EXERCISE DESCRIPTION
Tally the lines of the listing that contain the word "matplotlib", then give the total and nothing else.

SUPPLIED INFORMATION
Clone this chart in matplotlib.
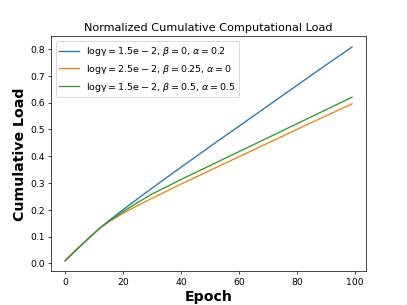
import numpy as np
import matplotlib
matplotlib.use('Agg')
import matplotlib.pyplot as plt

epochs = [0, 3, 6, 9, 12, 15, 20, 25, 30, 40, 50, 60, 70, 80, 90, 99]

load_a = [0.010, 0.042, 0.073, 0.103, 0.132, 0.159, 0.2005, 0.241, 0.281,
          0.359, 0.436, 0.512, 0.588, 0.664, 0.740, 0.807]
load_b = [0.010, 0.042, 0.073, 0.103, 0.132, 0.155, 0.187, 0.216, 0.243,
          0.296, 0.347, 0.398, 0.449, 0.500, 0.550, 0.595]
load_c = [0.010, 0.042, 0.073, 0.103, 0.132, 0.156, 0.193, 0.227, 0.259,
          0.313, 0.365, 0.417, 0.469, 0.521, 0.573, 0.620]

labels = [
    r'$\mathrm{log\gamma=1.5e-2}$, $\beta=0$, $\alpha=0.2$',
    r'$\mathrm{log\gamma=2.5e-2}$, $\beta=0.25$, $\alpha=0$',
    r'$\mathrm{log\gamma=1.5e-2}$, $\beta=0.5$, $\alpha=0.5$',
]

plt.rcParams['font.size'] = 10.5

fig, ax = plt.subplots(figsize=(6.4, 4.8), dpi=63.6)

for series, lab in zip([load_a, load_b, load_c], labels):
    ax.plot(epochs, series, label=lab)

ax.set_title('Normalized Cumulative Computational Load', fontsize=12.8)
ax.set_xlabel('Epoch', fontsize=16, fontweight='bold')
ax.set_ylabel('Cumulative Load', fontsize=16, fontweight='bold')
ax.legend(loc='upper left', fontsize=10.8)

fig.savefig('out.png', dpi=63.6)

COMPLETE RESPONSE
4